— START Available data —
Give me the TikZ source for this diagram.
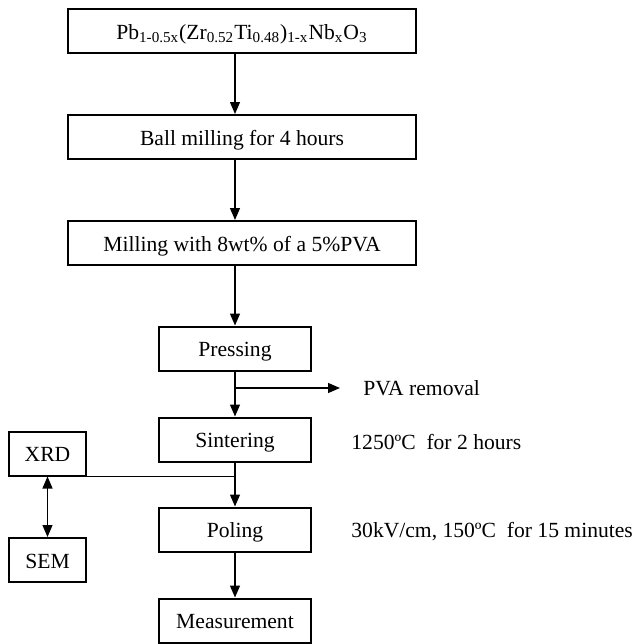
\documentclass[tikz,border=0pt]{standalone}
\usepackage{fontspec}
\setmainfont{Liberation Serif}
\usetikzlibrary{arrows.meta}

\begin{document}
\begin{tikzpicture}[x=0.5pt, y=-0.5pt,
		>={Triangle[length=6pt, width=5pt]},   %Pfeilspitzen
		font=\fontsize{10.8}{13}\selectfont,
		box/.style={draw, line width=1pt, minimum height=22pt, inner sep=0pt, text height=8.4pt, text depth=0pt},
		wide/.style={box, minimum width=174pt},
		stage/.style={box, minimum width=76pt},
		probe/.style={box, minimum width=38.5pt},
		flow/.style={line width=0.6pt},
		note/.style={anchor=west, inner sep=0pt}]
	\useasboundingbox (0,0) rectangle (636,644);
	% Ausgangsschritte
	\node[wide] (mix) at (242,31) {Pb\textsubscript{1-0.5x}(Zr\textsubscript{0.52}Ti\textsubscript{0.48})\textsubscript{1-x}Nb\textsubscript{x}O\textsubscript{3}};
	\node[wide] (ball) at (242,137) {Ball milling for 4 hours};
	\node[wide] (binder) at (242,243) {Milling with 8wt\% of a 5\%PVA};
	% Hauptkette
	\node[stage] (press) at (235,348.5) {Pressing};
	\node[stage] (sinter) at (235,439.5) {Sintering};
	\node[stage] (poling) at (235,529.5) {Poling};
	\node[stage] (measure) at (235,620.5) {Measurement};
	% Analyse
	\node[probe] (xrd) at (47.5,453.5) {XRD};
	\node[probe] (sem) at (47.5,560) {SEM};
	% Bedingungen
	\node[note] (pvatext) at (363,388) {PVA removal};
	\node[note] (sintertext) at (351,442) {1250ºC\ \ for 2 hours};
	\node[note] (poltext) at (351,532) {30kV/cm, 150ºC\ \ for 15 minutes};
	\coordinate (branch) at (press.south |- pvatext.west);
	% Pfeile
	\draw[flow, ->] (mix.south -| press.center) -- (ball.north -| press.center);
	\draw[flow, ->] (ball.south -| press.center) -- (binder.north -| press.center);
	\draw[flow, ->] (binder.south -| press.center) -- (press.north);
	\draw[flow, ->] (press.south) -- (sinter.north);
	\draw[flow, ->] (branch) -- ([xshift=-11.5pt]pvatext.west);
	\draw[flow, ->] (sinter.south) -- (poling.north);
	\draw[flow, ->] (poling.south) -- (measure.north);
	\draw[flow] (xrd.south east) -- (xrd.south east -| sinter.south);
	\draw[flow, <->] (xrd.south) -- (sem.north);
\end{tikzpicture}
\end{document}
— END Available data —
§ **What to do**
Omit every picture while copying the listing above exactly.

§ **Reply to the exercise**
Give me the TikZ source for this diagram.
\documentclass[tikz,border=0pt]{standalone}
\usepackage{fontspec}
\setmainfont{Liberation Serif}
\usetikzlibrary{arrows.meta}

\begin{document}
\begin{tikzpicture}[x=0.5pt, y=-0.5pt,
		>={Triangle[length=6pt, width=5pt]},   %Pfeilspitzen
		font=\fontsize{10.8}{13}\selectfont,
		box/.style={draw, line width=1pt, minimum height=22pt, inner sep=0pt, text height=8.4pt, text depth=0pt},
		wide/.style={box, minimum width=174pt},
		stage/.style={box, minimum width=76pt},
		probe/.style={box, minimum width=38.5pt},
		flow/.style={line width=0.6pt},
		note/.style={anchor=west, inner sep=0pt}]
	\useasboundingbox (0,0) rectangle (636,644);
	% Ausgangsschritte
	\node[wide] (mix) at (242,31) {Pb\textsubscript{1-0.5x}(Zr\textsubscript{0.52}Ti\textsubscript{0.48})\textsubscript{1-x}Nb\textsubscript{x}O\textsubscript{3}};
	\node[wide] (ball) at (242,137) {Ball milling for 4 hours};
	\node[wide] (binder) at (242,243) {Milling with 8wt\% of a 5\%PVA};
	% Hauptkette
	\node[stage] (press) at (235,348.5) {Pressing};
	\node[stage] (sinter) at (235,439.5) {Sintering};
	\node[stage] (poling) at (235,529.5) {Poling};
	\node[stage] (measure) at (235,620.5) {Measurement};
	% Analyse
	\node[probe] (xrd) at (47.5,453.5) {XRD};
	\node[probe] (sem) at (47.5,560) {SEM};
	% Bedingungen
	\node[note] (pvatext) at (363,388) {PVA removal};
	\node[note] (sintertext) at (351,442) {1250ºC\ \ for 2 hours};
	\node[note] (poltext) at (351,532) {30kV/cm, 150ºC\ \ for 15 minutes};
	\coordinate (branch) at (press.south |- pvatext.west);
	% Pfeile
	\draw[flow, ->] (mix.south -| press.center) -- (ball.north -| press.center);
	\draw[flow, ->] (ball.south -| press.center) -- (binder.north -| press.center);
	\draw[flow, ->] (binder.south -| press.center) -- (press.north);
	\draw[flow, ->] (press.south) -- (sinter.north);
	\draw[flow, ->] (branch) -- ([xshift=-11.5pt]pvatext.west);
	\draw[flow, ->] (sinter.south) -- (poling.north);
	\draw[flow, ->] (poling.south) -- (measure.north);
	\draw[flow] (xrd.south east) -- (xrd.south east -| sinter.south);
	\draw[flow, <->] (xrd.south) -- (sem.north);
\end{tikzpicture}
\end{document}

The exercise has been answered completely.